Entries with chart source code:

## start

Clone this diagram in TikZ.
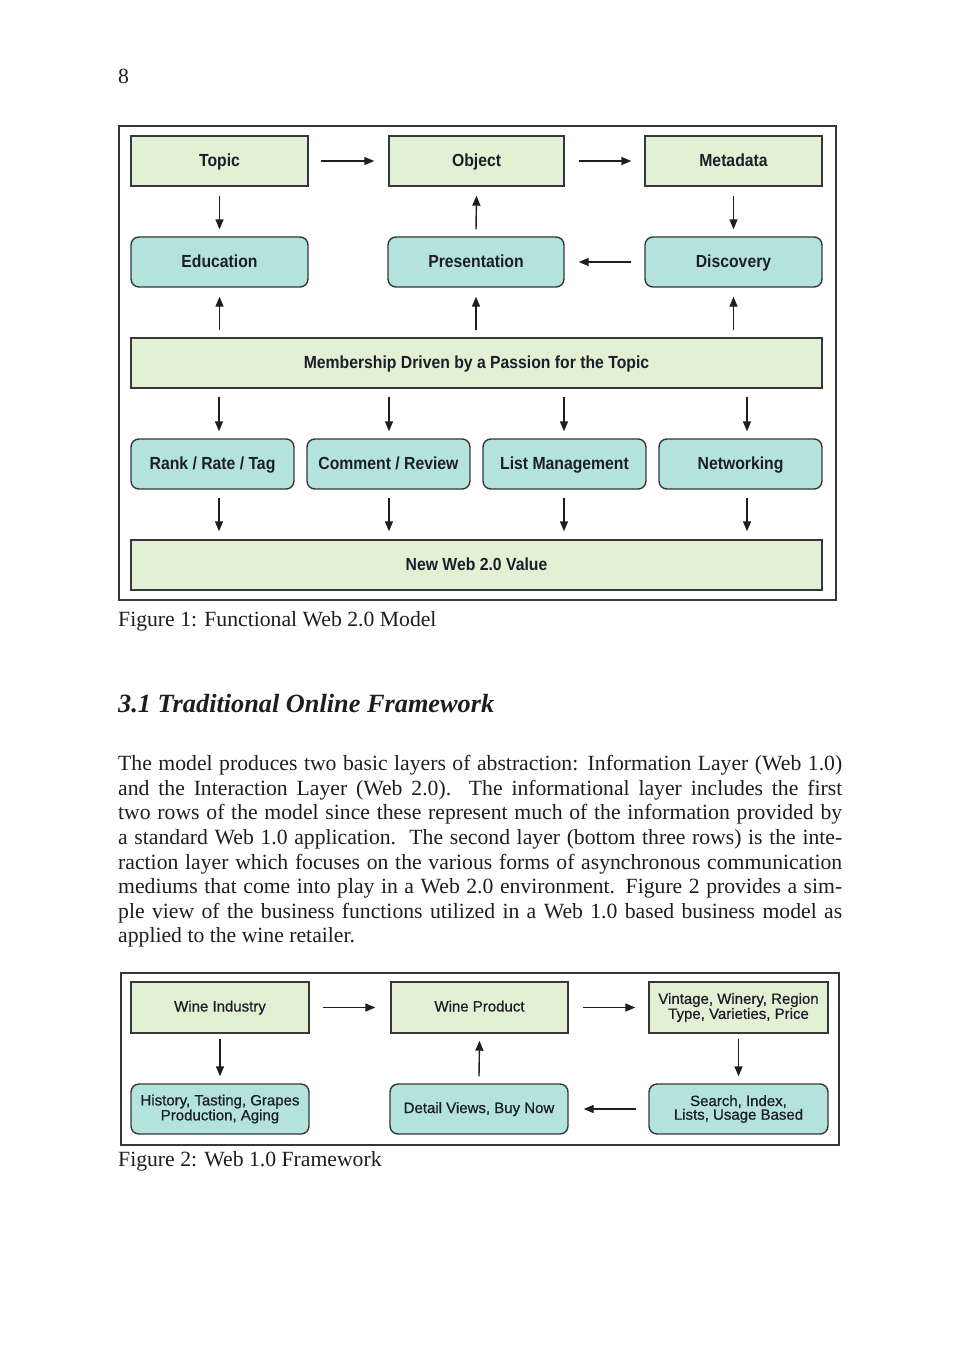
\documentclass[tikz,border=0pt]{standalone}
\usepackage{fontspec}
\setmainfont{Liberation Serif}
\newfontfamily\boxfont[FakeStretch=0.9]{Liberation Sans}
\newfontfamily\boxfontr[FakeBold=0.7]{Liberation Sans}
\usetikzlibrary{arrows.meta}
\definecolor{greenc}{HTML}{E2F0D4}
\definecolor{tealc}{HTML}{B3E3DB}
\definecolor{bordc}{HTML}{36363C}
\definecolor{txtc}{HTML}{1E1E2A}
\definecolor{inkc}{HTML}{1E1E1E}
\tikzset{
  gbox/.style={draw=bordc, fill=greenc, line width=1.4pt, inner sep=0pt, text=txtc,
    text height=13pt, text depth=3pt,
    font={\boxfont\bfseries\fontsize{17.5}{20}\selectfont}},
  tbox/.style={gbox, fill=tealc, rounded corners=8pt},
  gboxb/.style={draw=bordc, fill=greenc, line width=1.4pt, inner sep=0pt, text=txtc, align=center,
    font={\boxfontr\fontsize{15}{13.7}\selectfont}},
  tboxb/.style={gboxb, fill=tealc, rounded corners=8pt},
  oneline/.style={text height=11pt, text depth=3pt},
  arr/.style={-{Triangle[length=10pt,width=8pt]}, line width=1.4pt, draw=inkc, fill=inkc},
  frame/.style={draw=bordc, line width=1.8pt},
  bodyline/.style={anchor=base west, inner sep=0pt, text=inkc, font={\fontsize{21.7}{24.5}\selectfont}},
}
\begin{document}
\begin{tikzpicture}[x=1pt,y=-1pt]
\fill[white] (0,0) rectangle (960,1357);
\useasboundingbox (0,0) rectangle (960,1357);

% page number
\node[bodyline] (pnum) at (118,83.3) {8};

% ---------- Figure 1 ----------
\draw[frame] (119,126) rectangle (836,600);

\node[gbox, minimum width=177pt, minimum height=50pt] (topic) at (219.5,161) {Topic};
\node[gbox, minimum width=175pt, minimum height=50pt] (object) at (476.5,161) {Object};
\node[gbox, minimum width=177pt, minimum height=50pt] (meta) at (733.5,161) {Metadata};

\node[tbox, minimum width=177pt, minimum height=50pt] (edu) at (219.5,262) {Education};
\node[tbox, minimum width=176pt, minimum height=50pt] (pres) at (476,262) {Presentation};
\node[tbox, minimum width=177pt, minimum height=50pt] (disc) at (733.5,262) {Discovery};

\node[gbox, minimum width=691pt, minimum height=50pt] (mem) at (476.5,363) {Membership Driven by a Passion for the Topic};

\node[tbox, minimum width=163pt, minimum height=50pt] (rank) at (212.5,464) {Rank / Rate / Tag};
\node[tbox, minimum width=163pt, minimum height=50pt] (comm) at (388.5,464) {Comment / Review};
\node[tbox, minimum width=163pt, minimum height=50pt] (list) at (564.5,464) {List Management};
\node[tbox, minimum width=163pt, minimum height=50pt] (netw) at (740.5,464) {Networking};

\node[gbox, minimum width=691pt, minimum height=50pt] (newv) at (476.5,565) {New Web 2.0 Value};

\draw[arr] ([xshift=12pt]topic.east) -- ([xshift=-14pt]object.west);
\draw[arr] ([xshift=14pt]object.east) -- ([xshift=-13pt]meta.west);
\draw[arr] ([yshift=-9pt]topic.south) -- ([yshift=7pt]edu.north);
\draw[arr] ([yshift=7pt]pres.north) -- ([yshift=-9pt]object.south);
\draw[arr] ([yshift=-9pt]meta.south) -- ([yshift=7pt]disc.north);
\draw[arr] ([xshift=-13pt]disc.west) -- ([xshift=14pt]pres.east);

\draw[arr] ([yshift=7pt]mem.north -| edu.south) -- ([yshift=-9pt]edu.south);
\draw[arr] ([yshift=7pt]mem.north -| pres.south) -- ([yshift=-9pt]pres.south);
\draw[arr] ([yshift=7pt]mem.north -| disc.south) -- ([yshift=-9pt]disc.south);

\coordinate (c1) at (219,0);
\coordinate (c2) at (389,0);
\coordinate (c3) at (564,0);
\coordinate (c4) at (747,0);
\draw[arr] ([yshift=-8pt]mem.south -| c1) -- ([yshift=7pt]rank.north -| c1);
\draw[arr] ([yshift=-8pt]mem.south -| c2) -- ([yshift=7pt]comm.north -| c2);
\draw[arr] ([yshift=-8pt]mem.south -| c3) -- ([yshift=7pt]list.north -| c3);
\draw[arr] ([yshift=-8pt]mem.south -| c4) -- ([yshift=7pt]netw.north -| c4);

\draw[arr] ([yshift=-8pt]rank.south -| c1) -- ([yshift=8pt]newv.north -| c1);
\draw[arr] ([yshift=-8pt]comm.south -| c2) -- ([yshift=8pt]newv.north -| c2);
\draw[arr] ([yshift=-8pt]list.south -| c3) -- ([yshift=8pt]newv.north -| c3);
\draw[arr] ([yshift=-8pt]netw.south -| c4) -- ([yshift=8pt]newv.north -| c4);

\node[bodyline] (cap1) at (118,626) {Figure 1: Functional Web 2.0 Model};

% ---------- Section ----------
\node[bodyline, font={\bfseries\itshape\fontsize{26.3}{30}\selectfont}] (sec) at (118,712) {3.1 Traditional Online Framework};

\node[bodyline] (l1) at (118,770.7) {\makebox[724pt][s]{The model produces two basic layers of abstraction: Information Layer (Web 1.0)}};
\node[bodyline] (l2) at (118,795.3) {\makebox[724pt][s]{and the Interaction Layer (Web 2.0).\ \ The informational layer includes the first}};
\node[bodyline] (l3) at (118,819.8) {\makebox[724pt][s]{two rows of the model since these represent much of the information provided by}};
\node[bodyline] (l4) at (118,844.4) {\makebox[724pt][s]{a standard Web 1.0 application.\ \ The second layer (bottom three rows) is the inte-}};
\node[bodyline] (l5) at (118,869.0) {\makebox[724pt][s]{raction layer which focuses on the various forms of asynchronous communication}};
\node[bodyline] (l6) at (118,893.5) {\makebox[724pt][s]{mediums that come into play in a Web 2.0 environment. Figure 2 provides a sim-}};
\node[bodyline] (l7) at (118,918.1) {\makebox[724pt][s]{ple view of the business functions utilized in a Web 1.0 based business model as}};
\node[bodyline] (l8) at (118,942.7) {applied to the wine retailer.};

% ---------- Figure 2 ----------
\draw[frame] (121,973) rectangle (839,1145);

\node[gboxb, oneline, minimum width=178pt, minimum height=51pt] (ind) at (220,1007.5) {Wine Industry};
\node[gboxb, oneline, minimum width=177pt, minimum height=51pt] (prod) at (479.5,1007.5) {Wine Product};
\node[gboxb, minimum width=179pt, minimum height=51pt] (vin) at (738.5,1007.5) {Vintage, Winery, Region\\Type, Varieties, Price};

\node[tboxb, minimum width=178pt, minimum height=50pt] (hist) at (220,1109) {History, Tasting, Grapes\\Production, Aging};
\node[tboxb, oneline, minimum width=178pt, minimum height=50pt] (det) at (479,1109) {Detail Views, Buy Now};
\node[tboxb, minimum width=179pt, minimum height=50pt] (srch) at (738.5,1109) {Search, Index,\\Lists, Usage Based};

\draw[arr] ([xshift=13pt]ind.east) -- ([xshift=-15pt]prod.west);
\draw[arr] ([xshift=14pt]prod.east) -- ([xshift=-13pt]vin.west);
\draw[arr] ([yshift=-5pt]ind.south) -- ([yshift=7pt]hist.north);
\draw[arr] ([yshift=7pt]det.north) -- ([yshift=-7pt]prod.south);
\draw[arr] ([yshift=-5pt]vin.south) -- ([yshift=7pt]srch.north);
\draw[arr] ([xshift=-12pt]srch.west) -- ([xshift=15pt]det.east);

\node[bodyline] (cap2) at (118,1166.7) {Figure 2: Web 1.0 Framework};
\end{tikzpicture}
\end{document}
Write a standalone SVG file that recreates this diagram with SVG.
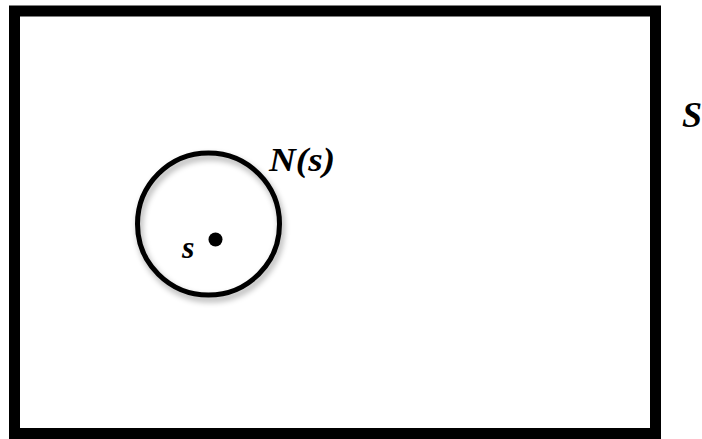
<svg xmlns="http://www.w3.org/2000/svg" width="702" height="439" viewBox="0 0 702 439">
<defs>
<style>
.lbl{font-family:"Liberation Serif","Times New Roman",serif;font-weight:bold;font-style:italic;fill:#000}
</style>
<filter id="sh" x="-30%" y="-30%" width="160%" height="160%">
<feGaussianBlur in="SourceAlpha" stdDeviation="3"/>
<feOffset dx="2" dy="4" result="b"/>
<feComponentTransfer><feFuncA type="linear" slope="0.35"/></feComponentTransfer>
<feMerge><feMergeNode/><feMergeNode in="SourceGraphic"/></feMerge>
</filter>
</defs>
<rect width="702" height="439" fill="#fff"/>
<g id="space">
<rect x="14.5" y="11" width="641" height="422.5" fill="#fff" stroke="#000" stroke-width="11"/>
<text class="lbl" x="682" y="127" font-size="36">S</text>
</g>
<g id="neighborhood">
<circle cx="208.5" cy="224" r="71" fill="none" stroke="#000" stroke-width="5" filter="url(#sh)"/>
<text class="lbl" x="269" y="171" font-size="34" textLength="66" lengthAdjust="spacingAndGlyphs">N(s)</text>
</g>
<g id="point">
<circle cx="215.5" cy="239.5" r="7" fill="#000"/>
<text class="lbl" x="182" y="258" font-size="32">s</text>
</g>
<g id="connectors"/>
</svg>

## end

= Task =
Exactly as they appear, print the lines of the listing above from its first line through the line that contains "minimum height=50pt] (mem)", minus the pictures.

= Expected answer =
Clone this diagram in TikZ.
\documentclass[tikz,border=0pt]{standalone}
\usepackage{fontspec}
\setmainfont{Liberation Serif}
\newfontfamily\boxfont[FakeStretch=0.9]{Liberation Sans}
\newfontfamily\boxfontr[FakeBold=0.7]{Liberation Sans}
\usetikzlibrary{arrows.meta}
\definecolor{greenc}{HTML}{E2F0D4}
\definecolor{tealc}{HTML}{B3E3DB}
\definecolor{bordc}{HTML}{36363C}
\definecolor{txtc}{HTML}{1E1E2A}
\definecolor{inkc}{HTML}{1E1E1E}
\tikzset{
  gbox/.style={draw=bordc, fill=greenc, line width=1.4pt, inner sep=0pt, text=txtc,
    text height=13pt, text depth=3pt,
    font={\boxfont\bfseries\fontsize{17.5}{20}\selectfont}},
  tbox/.style={gbox, fill=tealc, rounded corners=8pt},
  gboxb/.style={draw=bordc, fill=greenc, line width=1.4pt, inner sep=0pt, text=txtc, align=center,
    font={\boxfontr\fontsize{15}{13.7}\selectfont}},
  tboxb/.style={gboxb, fill=tealc, rounded corners=8pt},
  oneline/.style={text height=11pt, text depth=3pt},
  arr/.style={-{Triangle[length=10pt,width=8pt]}, line width=1.4pt, draw=inkc, fill=inkc},
  frame/.style={draw=bordc, line width=1.8pt},
  bodyline/.style={anchor=base west, inner sep=0pt, text=inkc, font={\fontsize{21.7}{24.5}\selectfont}},
}
\begin{document}
\begin{tikzpicture}[x=1pt,y=-1pt]
\fill[white] (0,0) rectangle (960,1357);
\useasboundingbox (0,0) rectangle (960,1357);

% page number
\node[bodyline] (pnum) at (118,83.3) {8};

% ---------- Figure 1 ----------
\draw[frame] (119,126) rectangle (836,600);

\node[gbox, minimum width=177pt, minimum height=50pt] (topic) at (219.5,161) {Topic};
\node[gbox, minimum width=175pt, minimum height=50pt] (object) at (476.5,161) {Object};
\node[gbox, minimum width=177pt, minimum height=50pt] (meta) at (733.5,161) {Metadata};

\node[tbox, minimum width=177pt, minimum height=50pt] (edu) at (219.5,262) {Education};
\node[tbox, minimum width=176pt, minimum height=50pt] (pres) at (476,262) {Presentation};
\node[tbox, minimum width=177pt, minimum height=50pt] (disc) at (733.5,262) {Discovery};

\node[gbox, minimum width=691pt, minimum height=50pt] (mem) at (476.5,363) {Membership Driven by a Passion for the Topic};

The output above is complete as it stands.